Goal: Quote, without change, all of the lines that follow.

Collected data:
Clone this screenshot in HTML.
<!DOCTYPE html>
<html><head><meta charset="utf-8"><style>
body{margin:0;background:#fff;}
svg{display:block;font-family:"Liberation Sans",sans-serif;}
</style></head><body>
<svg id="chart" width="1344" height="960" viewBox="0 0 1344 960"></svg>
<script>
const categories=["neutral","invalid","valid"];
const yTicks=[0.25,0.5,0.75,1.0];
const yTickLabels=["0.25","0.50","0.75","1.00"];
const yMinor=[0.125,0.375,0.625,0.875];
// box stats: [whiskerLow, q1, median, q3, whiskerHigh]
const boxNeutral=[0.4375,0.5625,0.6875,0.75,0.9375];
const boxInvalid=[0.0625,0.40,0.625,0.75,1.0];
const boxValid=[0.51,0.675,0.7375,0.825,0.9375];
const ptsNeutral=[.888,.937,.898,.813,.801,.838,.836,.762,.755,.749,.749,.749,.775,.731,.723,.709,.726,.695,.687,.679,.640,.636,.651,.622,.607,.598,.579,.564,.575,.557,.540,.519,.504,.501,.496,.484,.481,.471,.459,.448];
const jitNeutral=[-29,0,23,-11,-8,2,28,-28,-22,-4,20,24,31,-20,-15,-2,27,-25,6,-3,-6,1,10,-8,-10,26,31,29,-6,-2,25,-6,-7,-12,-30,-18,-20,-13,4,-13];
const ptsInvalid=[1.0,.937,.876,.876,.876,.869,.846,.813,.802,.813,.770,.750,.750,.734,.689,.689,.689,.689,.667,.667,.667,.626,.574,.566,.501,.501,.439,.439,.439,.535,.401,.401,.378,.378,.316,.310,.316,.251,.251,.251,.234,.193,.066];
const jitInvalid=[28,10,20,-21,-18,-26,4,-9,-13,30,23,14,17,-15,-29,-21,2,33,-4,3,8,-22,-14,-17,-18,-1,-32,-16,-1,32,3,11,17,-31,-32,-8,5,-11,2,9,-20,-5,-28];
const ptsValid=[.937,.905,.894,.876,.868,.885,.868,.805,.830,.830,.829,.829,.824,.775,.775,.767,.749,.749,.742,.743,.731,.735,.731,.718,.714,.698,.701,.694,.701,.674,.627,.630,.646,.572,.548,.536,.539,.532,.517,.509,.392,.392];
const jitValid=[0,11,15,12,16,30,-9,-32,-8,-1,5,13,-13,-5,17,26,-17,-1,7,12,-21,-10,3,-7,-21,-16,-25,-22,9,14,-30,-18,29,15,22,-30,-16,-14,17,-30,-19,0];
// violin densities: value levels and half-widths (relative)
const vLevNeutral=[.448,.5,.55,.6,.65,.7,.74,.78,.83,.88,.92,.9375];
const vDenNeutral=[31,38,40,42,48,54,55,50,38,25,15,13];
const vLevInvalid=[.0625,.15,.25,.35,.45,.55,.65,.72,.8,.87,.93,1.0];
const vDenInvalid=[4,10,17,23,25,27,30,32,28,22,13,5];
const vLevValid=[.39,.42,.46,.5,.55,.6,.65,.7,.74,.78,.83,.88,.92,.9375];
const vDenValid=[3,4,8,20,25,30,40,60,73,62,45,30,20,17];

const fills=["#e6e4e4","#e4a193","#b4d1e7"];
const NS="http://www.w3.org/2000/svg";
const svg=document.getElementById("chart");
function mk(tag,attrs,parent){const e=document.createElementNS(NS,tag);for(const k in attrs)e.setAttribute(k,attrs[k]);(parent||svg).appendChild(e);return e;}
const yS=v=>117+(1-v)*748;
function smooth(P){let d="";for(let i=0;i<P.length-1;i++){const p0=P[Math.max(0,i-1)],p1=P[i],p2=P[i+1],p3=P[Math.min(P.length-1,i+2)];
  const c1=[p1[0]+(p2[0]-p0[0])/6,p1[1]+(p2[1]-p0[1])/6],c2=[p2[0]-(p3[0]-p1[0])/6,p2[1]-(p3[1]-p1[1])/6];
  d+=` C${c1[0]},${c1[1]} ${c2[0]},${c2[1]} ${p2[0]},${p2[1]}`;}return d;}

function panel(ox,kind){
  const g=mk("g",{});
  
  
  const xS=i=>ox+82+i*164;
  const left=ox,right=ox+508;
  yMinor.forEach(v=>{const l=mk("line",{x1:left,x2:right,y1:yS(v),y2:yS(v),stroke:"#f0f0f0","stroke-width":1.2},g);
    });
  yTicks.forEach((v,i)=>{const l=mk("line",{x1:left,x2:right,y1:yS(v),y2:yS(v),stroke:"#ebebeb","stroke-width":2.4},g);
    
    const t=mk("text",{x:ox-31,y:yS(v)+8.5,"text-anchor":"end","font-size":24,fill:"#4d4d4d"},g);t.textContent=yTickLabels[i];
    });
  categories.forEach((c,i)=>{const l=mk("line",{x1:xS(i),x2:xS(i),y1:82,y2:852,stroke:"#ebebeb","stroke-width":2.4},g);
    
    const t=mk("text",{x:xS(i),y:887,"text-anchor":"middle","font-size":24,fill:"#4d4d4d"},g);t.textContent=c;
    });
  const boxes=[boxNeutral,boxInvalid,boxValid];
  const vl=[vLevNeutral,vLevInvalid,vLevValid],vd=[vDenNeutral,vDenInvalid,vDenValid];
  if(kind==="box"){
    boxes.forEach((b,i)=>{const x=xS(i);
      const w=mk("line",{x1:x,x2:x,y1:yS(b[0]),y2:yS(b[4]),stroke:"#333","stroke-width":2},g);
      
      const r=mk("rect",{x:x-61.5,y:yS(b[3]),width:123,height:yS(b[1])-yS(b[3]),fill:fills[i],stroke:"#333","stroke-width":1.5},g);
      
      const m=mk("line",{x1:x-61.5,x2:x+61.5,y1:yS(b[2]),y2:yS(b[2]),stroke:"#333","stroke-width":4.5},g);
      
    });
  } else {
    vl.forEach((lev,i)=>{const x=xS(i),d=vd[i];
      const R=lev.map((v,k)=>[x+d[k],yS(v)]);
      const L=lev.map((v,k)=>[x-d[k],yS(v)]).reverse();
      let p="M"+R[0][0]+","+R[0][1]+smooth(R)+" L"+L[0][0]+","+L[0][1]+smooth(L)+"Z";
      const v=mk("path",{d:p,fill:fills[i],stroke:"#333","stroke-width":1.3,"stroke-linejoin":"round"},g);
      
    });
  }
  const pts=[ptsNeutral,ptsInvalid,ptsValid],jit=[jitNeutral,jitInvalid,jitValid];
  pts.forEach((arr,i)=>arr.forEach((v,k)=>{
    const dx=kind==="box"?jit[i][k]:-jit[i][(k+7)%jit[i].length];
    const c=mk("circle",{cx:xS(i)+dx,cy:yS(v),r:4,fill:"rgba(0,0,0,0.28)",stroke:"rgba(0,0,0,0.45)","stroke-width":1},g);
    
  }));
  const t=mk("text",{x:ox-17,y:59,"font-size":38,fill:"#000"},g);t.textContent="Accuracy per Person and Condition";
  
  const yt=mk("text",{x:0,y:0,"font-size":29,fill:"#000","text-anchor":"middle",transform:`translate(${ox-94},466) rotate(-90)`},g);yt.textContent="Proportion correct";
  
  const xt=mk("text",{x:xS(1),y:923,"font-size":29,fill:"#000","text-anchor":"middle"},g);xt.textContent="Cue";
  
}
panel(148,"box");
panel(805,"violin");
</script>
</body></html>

Exercise output:
Clone this screenshot in HTML.
<!DOCTYPE html>
<html><head><meta charset="utf-8"><style>
body{margin:0;background:#fff;}
svg{display:block;font-family:"Liberation Sans",sans-serif;}
</style></head><body>
<svg id="chart" width="1344" height="960" viewBox="0 0 1344 960"></svg>
<script>
const categories=["neutral","invalid","valid"];
const yTicks=[0.25,0.5,0.75,1.0];
const yTickLabels=["0.25","0.50","0.75","1.00"];
const yMinor=[0.125,0.375,0.625,0.875];
// box stats: [whiskerLow, q1, median, q3, whiskerHigh]
const boxNeutral=[0.4375,0.5625,0.6875,0.75,0.9375];
const boxInvalid=[0.0625,0.40,0.625,0.75,1.0];
const boxValid=[0.51,0.675,0.7375,0.825,0.9375];
const ptsNeutral=[.888,.937,.898,.813,.801,.838,.836,.762,.755,.749,.749,.749,.775,.731,.723,.709,.726,.695,.687,.679,.640,.636,.651,.622,.607,.598,.579,.564,.575,.557,.540,.519,.504,.501,.496,.484,.481,.471,.459,.448];
const jitNeutral=[-29,0,23,-11,-8,2,28,-28,-22,-4,20,24,31,-20,-15,-2,27,-25,6,-3,-6,1,10,-8,-10,26,31,29,-6,-2,25,-6,-7,-12,-30,-18,-20,-13,4,-13];
const ptsInvalid=[1.0,.937,.876,.876,.876,.869,.846,.813,.802,.813,.770,.750,.750,.734,.689,.689,.689,.689,.667,.667,.667,.626,.574,.566,.501,.501,.439,.439,.439,.535,.401,.401,.378,.378,.316,.310,.316,.251,.251,.251,.234,.193,.066];
const jitInvalid=[28,10,20,-21,-18,-26,4,-9,-13,30,23,14,17,-15,-29,-21,2,33,-4,3,8,-22,-14,-17,-18,-1,-32,-16,-1,32,3,11,17,-31,-32,-8,5,-11,2,9,-20,-5,-28];
const ptsValid=[.937,.905,.894,.876,.868,.885,.868,.805,.830,.830,.829,.829,.824,.775,.775,.767,.749,.749,.742,.743,.731,.735,.731,.718,.714,.698,.701,.694,.701,.674,.627,.630,.646,.572,.548,.536,.539,.532,.517,.509,.392,.392];
const jitValid=[0,11,15,12,16,30,-9,-32,-8,-1,5,13,-13,-5,17,26,-17,-1,7,12,-21,-10,3,-7,-21,-16,-25,-22,9,14,-30,-18,29,15,22,-30,-16,-14,17,-30,-19,0];
// violin densities: value levels and half-widths (relative)
const vLevNeutral=[.448,.5,.55,.6,.65,.7,.74,.78,.83,.88,.92,.9375];
const vDenNeutral=[31,38,40,42,48,54,55,50,38,25,15,13];
const vLevInvalid=[.0625,.15,.25,.35,.45,.55,.65,.72,.8,.87,.93,1.0];
const vDenInvalid=[4,10,17,23,25,27,30,32,28,22,13,5];
const vLevValid=[.39,.42,.46,.5,.55,.6,.65,.7,.74,.78,.83,.88,.92,.9375];
const vDenValid=[3,4,8,20,25,30,40,60,73,62,45,30,20,17];

const fills=["#e6e4e4","#e4a193","#b4d1e7"];
const NS="http://www.w3.org/2000/svg";
const svg=document.getElementById("chart");
function mk(tag,attrs,parent){const e=document.createElementNS(NS,tag);for(const k in attrs)e.setAttribute(k,attrs[k]);(parent||svg).appendChild(e);return e;}
const yS=v=>117+(1-v)*748;
function smooth(P){let d="";for(let i=0;i<P.length-1;i++){const p0=P[Math.max(0,i-1)],p1=P[i],p2=P[i+1],p3=P[Math.min(P.length-1,i+2)];
  const c1=[p1[0]+(p2[0]-p0[0])/6,p1[1]+(p2[1]-p0[1])/6],c2=[p2[0]-(p3[0]-p1[0])/6,p2[1]-(p3[1]-p1[1])/6];
  d+=` C${c1[0]},${c1[1]} ${c2[0]},${c2[1]} ${p2[0]},${p2[1]}`;}return d;}

function panel(ox,kind){
  const g=mk("g",{});
  
  
  const xS=i=>ox+82+i*164;
  const left=ox,right=ox+508;
  yMinor.forEach(v=>{const l=mk("line",{x1:left,x2:right,y1:yS(v),y2:yS(v),stroke:"#f0f0f0","stroke-width":1.2},g);
    });
  yTicks.forEach((v,i)=>{const l=mk("line",{x1:left,x2:right,y1:yS(v),y2:yS(v),stroke:"#ebebeb","stroke-width":2.4},g);
    
    const t=mk("text",{x:ox-31,y:yS(v)+8.5,"text-anchor":"end","font-size":24,fill:"#4d4d4d"},g);t.textContent=yTickLabels[i];
    });
  categories.forEach((c,i)=>{const l=mk("line",{x1:xS(i),x2:xS(i),y1:82,y2:852,stroke:"#ebebeb","stroke-width":2.4},g);
    
    const t=mk("text",{x:xS(i),y:887,"text-anchor":"middle","font-size":24,fill:"#4d4d4d"},g);t.textContent=c;
    });
  const boxes=[boxNeutral,boxInvalid,boxValid];
  const vl=[vLevNeutral,vLevInvalid,vLevValid],vd=[vDenNeutral,vDenInvalid,vDenValid];
  if(kind==="box"){
    boxes.forEach((b,i)=>{const x=xS(i);
      const w=mk("line",{x1:x,x2:x,y1:yS(b[0]),y2:yS(b[4]),stroke:"#333","stroke-width":2},g);
      
      const r=mk("rect",{x:x-61.5,y:yS(b[3]),width:123,height:yS(b[1])-yS(b[3]),fill:fills[i],stroke:"#333","stroke-width":1.5},g);
      
      const m=mk("line",{x1:x-61.5,x2:x+61.5,y1:yS(b[2]),y2:yS(b[2]),stroke:"#333","stroke-width":4.5},g);
      
    });
  } else {
    vl.forEach((lev,i)=>{const x=xS(i),d=vd[i];
      const R=lev.map((v,k)=>[x+d[k],yS(v)]);
      const L=lev.map((v,k)=>[x-d[k],yS(v)]).reverse();
      let p="M"+R[0][0]+","+R[0][1]+smooth(R)+" L"+L[0][0]+","+L[0][1]+smooth(L)+"Z";
      const v=mk("path",{d:p,fill:fills[i],stroke:"#333","stroke-width":1.3,"stroke-linejoin":"round"},g);
      
    });
  }
  const pts=[ptsNeutral,ptsInvalid,ptsValid],jit=[jitNeutral,jitInvalid,jitValid];
  pts.forEach((arr,i)=>arr.forEach((v,k)=>{
    const dx=kind==="box"?jit[i][k]:-jit[i][(k+7)%jit[i].length];
    const c=mk("circle",{cx:xS(i)+dx,cy:yS(v),r:4,fill:"rgba(0,0,0,0.28)",stroke:"rgba(0,0,0,0.45)","stroke-width":1},g);
    
  }));
  const t=mk("text",{x:ox-17,y:59,"font-size":38,fill:"#000"},g);t.textContent="Accuracy per Person and Condition";
  
  const yt=mk("text",{x:0,y:0,"font-size":29,fill:"#000","text-anchor":"middle",transform:`translate(${ox-94},466) rotate(-90)`},g);yt.textContent="Proportion correct";
  
  const xt=mk("text",{x:xS(1),y:923,"font-size":29,fill:"#000","text-anchor":"middle"},g);xt.textContent="Cue";
  
}
panel(148,"box");
panel(805,"violin");
</script>
</body></html>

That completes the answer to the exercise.